Charts and diagrams as code
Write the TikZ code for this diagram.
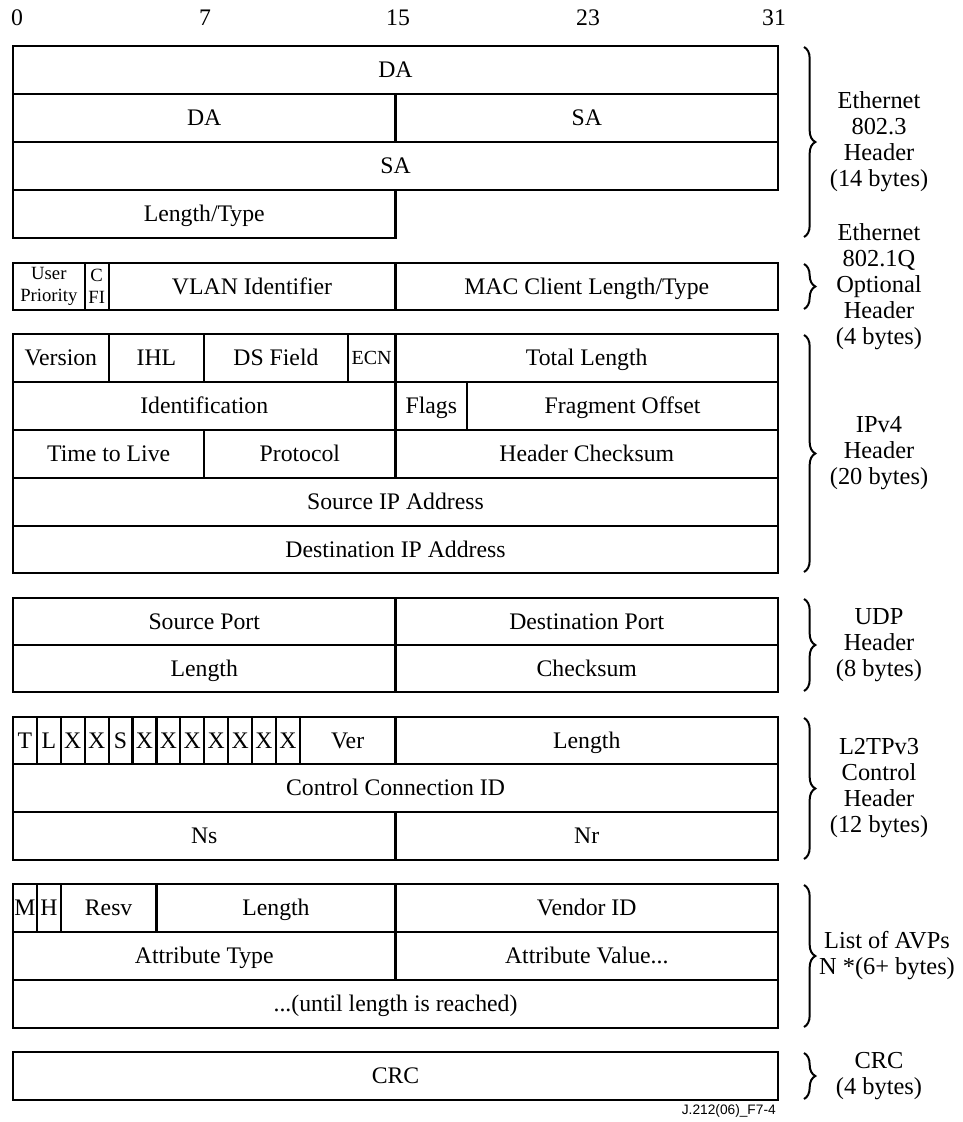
\documentclass[tikz,border=0pt]{standalone}
\usepackage{fontspec}
\setmainfont{Liberation Serif}
\newfontfamily\footfont{Liberation Sans}
\usetikzlibrary{decorations.pathreplacing}
\tikzset{
  fld/.style={draw, line width=1.6pt, inner sep=0pt, align=center,
    text height=13pt, text depth=1.2pt,
    font=\fontsize{17.8}{18.3}\selectfont},
  smalltxt/.style={text height={}, text depth={},
    font=\fontsize{14}{16.5}\selectfont},
  ecntxt/.style={text height=11pt, text depth=1pt, font=\fontsize{15}{16}\selectfont},
  brc/.style={decorate, decoration={brace, amplitude=8.5pt}, line width=1.5pt},
  lbl/.style={align=center, inner sep=0pt, font=\fontsize{18.3}{19.5}\selectfont},
  bitno/.style={inner sep=0pt, font=\fontsize{17.8}{18}\selectfont},
  foot/.style={inner sep=0pt, font=\footfont\fontsize{10.3}{12}\selectfont},
}
% \fld[style]{name}{bit1}{bit2}{y1}{y2}{text}
\newcommand\fld[7][]{%
  \pgfmathsetmacro\fx{13+23.906*(#3+#4)/2}%
  \pgfmathsetmacro\fy{(#5+#6)/2}%
  \pgfmathsetmacro\fw{23.906*(#4-#3)*0.75}%
  \pgfmathsetmacro\fh{(#6-#5)*0.75}%
  \node[fld,minimum width=\fw pt,minimum height=\fh pt,#1] (#2) at (\fx,\fy) {#7};}
% \hdrbrace[label x]{name}{y1}{y2}{text}
\newcommand\hdrbrace[5][879]{%
  \coordinate (#2t) at (804,#3+1);
  \coordinate (#2b) at (804,#4-1);
  \draw[brc] (#2t) -- (#2b);
  \pgfmathsetmacro\ly{(#3+#4)/2}%
  \node[lbl] (#2l) at (#1,\ly) {#5};}
\begin{document}
\begin{tikzpicture}[x=0.75pt,y=-0.75pt]
\useasboundingbox (0,0) rectangle (963,1122);
% bit numbers
\node[bitno] (b0) at (17,18) {0};
\node[bitno] (b7) at (205,18) {7};
\node[bitno] (b15) at (398,18) {15};
\node[bitno] (b23) at (588,18) {23};
\node[bitno] (b31) at (774,18) {31};
% Ethernet 802.3
\fld{da1}{0}{32}{46}{94}{DA}
\fld{da2}{0}{16}{94}{142}{DA}
\fld{sa1}{16}{32}{94}{142}{SA}
\fld{sa2}{0}{32}{142}{190}{SA}
\fld{lt}{0}{16}{190}{238}{Length/Type}
% 802.1Q
\fld[smalltxt]{up}{0}{3}{263}{310}{User\\Priority}
\fld[smalltxt]{cfi}{3}{4}{263}{310}{C\\FI}
\fld{vlan}{4}{16}{263}{310}{VLAN Identifier}
\fld{mac}{16}{32}{263}{310}{MAC Client Length/Type}
% IPv4
\fld{ver}{0}{4}{334}{382}{Version}
\fld{ihl}{4}{8}{334}{382}{IHL}
\fld{ds}{8}{14}{334}{382}{DS Field}
\fld[ecntxt]{ecn}{14}{16}{334}{382}{ECN}
\fld{tl}{16}{32}{334}{382}{Total Length}
\fld{ident}{0}{16}{382}{430}{Identification}
\fld{flags}{16}{19}{382}{430}{Flags}
\fld{frag}{19}{32}{382}{430}{Fragment Offset}
\fld{ttl}{0}{8}{430}{478}{Time to Live}
\fld{proto}{8}{16}{430}{478}{Protocol}
\fld{hcs}{16}{32}{430}{478}{Header Checksum}
\fld{sip}{0}{32}{478}{526}{Source IP Address}
\fld{dip}{0}{32}{526}{573}{Destination IP Address}
% UDP
\fld{sport}{0}{16}{598}{645}{Source Port}
\fld{dport}{16}{32}{598}{645}{Destination Port}
\fld{ulen}{0}{16}{645}{692}{Length}
\fld{ucs}{16}{32}{645}{692}{Checksum}
% L2TPv3
\fld{fT}{0}{1}{717}{764}{T}
\fld{fL}{1}{2}{717}{764}{L}
\fld{fX1}{2}{3}{717}{764}{X}
\fld{fX2}{3}{4}{717}{764}{X}
\fld{fS}{4}{5}{717}{764}{S}
\fld{fX3}{5}{6}{717}{764}{X}
\fld{fX4}{6}{7}{717}{764}{X}
\fld{fX5}{7}{8}{717}{764}{X}
\fld{fX6}{8}{9}{717}{764}{X}
\fld{fX7}{9}{10}{717}{764}{X}
\fld{fX8}{10}{11}{717}{764}{X}
\fld{fX9}{11}{12}{717}{764}{X}
\fld{lver}{12}{16}{717}{764}{Ver}
\fld{llen}{16}{32}{717}{764}{Length}
\fld{ccid}{0}{32}{764}{812}{Control Connection ID}
\fld{ns}{0}{16}{812}{860}{Ns}
\fld{nr}{16}{32}{812}{860}{Nr}
% AVPs
\fld{fM}{0}{1}{884}{932}{M}
\fld{fH}{1}{2}{884}{932}{H}
\fld{resv}{2}{6}{884}{932}{Resv}
\fld{alen}{6}{16}{884}{932}{Length}
\fld{vid}{16}{32}{884}{932}{Vendor ID}
\fld{atype}{0}{16}{932}{980}{Attribute Type}
\fld{aval}{16}{32}{932}{980}{Attribute Value...}
\fld{until}{0}{32}{980}{1028}{...(until length is reached)}
% CRC
\fld{crc}{0}{32}{1052}{1100}{CRC}
\node[foot,anchor=east] (fig) at (776,1111) {J.212(06)\_F7-4};
% braces and labels
\hdrbrace{eth}{46}{238}{Ethernet\\802.3\\Header\\(14 bytes)}
\hdrbrace{vl}{263}{310}{Ethernet\\802.1Q\\Optional\\Header\\(4 bytes)}
\hdrbrace{ip}{334}{573}{IPv4\\Header\\(20 bytes)}
\hdrbrace{udp}{598}{692}{UDP\\Header\\(8 bytes)}
\hdrbrace{l2}{717}{860}{L2TPv3\\Control\\Header\\(12 bytes)}
\hdrbrace[887]{avp}{884}{1028}{List of AVPs\\N *(6+ bytes)}
\hdrbrace{crcb}{1052}{1100}{CRC\\(4 bytes)}
\end{tikzpicture}
\end{document}
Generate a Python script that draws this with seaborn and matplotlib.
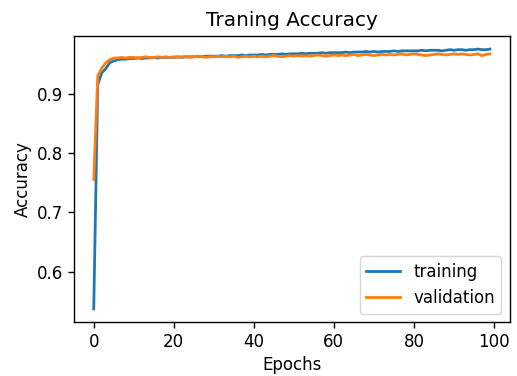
import pandas as pd
import matplotlib
matplotlib.use('Agg')
import matplotlib.pyplot as plt
import seaborn as sns

# accuracy per epoch
training = [
    0.537, 0.915, 0.935, 0.942, 0.952, 0.955, 0.957, 0.958, 0.958, 0.959,
    0.959, 0.960, 0.959, 0.960, 0.960, 0.961, 0.960, 0.961, 0.961, 0.961,
    0.961, 0.962, 0.961, 0.962, 0.962, 0.962, 0.963, 0.962, 0.963, 0.963,
    0.963, 0.963, 0.964, 0.963, 0.964, 0.964, 0.964, 0.965, 0.964, 0.965,
    0.965, 0.965, 0.966, 0.965, 0.966, 0.966, 0.966, 0.967, 0.966, 0.967,
    0.967, 0.967, 0.968, 0.967, 0.968, 0.968, 0.968, 0.969, 0.968, 0.969,
    0.969, 0.969, 0.969, 0.970, 0.969, 0.970, 0.970, 0.970, 0.971, 0.970,
    0.971, 0.970, 0.971, 0.971, 0.971, 0.972, 0.971, 0.972, 0.972, 0.972,
    0.972, 0.972, 0.973, 0.972, 0.973, 0.973, 0.973, 0.972, 0.973, 0.974,
    0.973, 0.974, 0.974, 0.973, 0.974, 0.974, 0.975, 0.974, 0.974, 0.975,
]
validation = [
    0.755, 0.930, 0.943, 0.952, 0.957, 0.960, 0.960, 0.961, 0.960, 0.961,
    0.961, 0.960, 0.961, 0.962, 0.961, 0.961, 0.962, 0.961, 0.962, 0.961,
    0.962, 0.961, 0.962, 0.962, 0.961, 0.962, 0.963, 0.962, 0.961, 0.962,
    0.962, 0.963, 0.962, 0.963, 0.962, 0.963, 0.961, 0.962, 0.963, 0.962,
    0.963, 0.962, 0.963, 0.962, 0.963, 0.964, 0.963, 0.962, 0.963, 0.964,
    0.963, 0.964, 0.963, 0.964, 0.963, 0.964, 0.965, 0.964, 0.963, 0.964,
    0.965, 0.964, 0.965, 0.964, 0.965, 0.966, 0.964, 0.965, 0.966, 0.965,
    0.964, 0.965, 0.966, 0.965, 0.966, 0.965, 0.966, 0.967, 0.965, 0.966,
    0.967, 0.966, 0.965, 0.964, 0.965, 0.966, 0.967, 0.966, 0.965, 0.966,
    0.967, 0.966, 0.967, 0.966, 0.965, 0.966, 0.967, 0.964, 0.966, 0.967,
]
epochs = list(range(len(training)))

df = pd.DataFrame({
    'Epochs': epochs * 2,
    'Accuracy': training + validation,
    'set': ['training'] * len(training) + ['validation'] * len(validation),
})

fig = plt.figure(figsize=(5.17, 3.76), dpi=100)
ax = fig.add_axes([0.143, 0.144, 0.843, 0.76])

#Draw both curves
sns.lineplot(data=df, x='Epochs', y='Accuracy', hue='set',
             palette=['tab:blue', 'tab:orange'], linewidth=2, ax=ax)

ax.set_title('Traning Accuracy', fontsize=14.4, pad=7)
ax.set_xlabel('Epochs', fontsize=12)
ax.set_ylabel('Accuracy', fontsize=12)
ax.set_xticks([0, 20, 40, 60, 80, 100])
ax.set_yticks([0.6, 0.7, 0.8, 0.9])
ax.tick_params(labelsize=12, length=4.2, width=1)
for s in ax.spines.values():
    s.set_linewidth(1)
ax.legend(loc='lower right', fontsize=12)

plt.savefig('out.png', dpi=100)
plt.close()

What to do => Using the records above, copy every line that has the word "matplotlib" in it.

Correct result =>
Generate a Python script that draws this with seaborn and matplotlib.
import matplotlib
matplotlib.use('Agg')
import matplotlib.pyplot as plt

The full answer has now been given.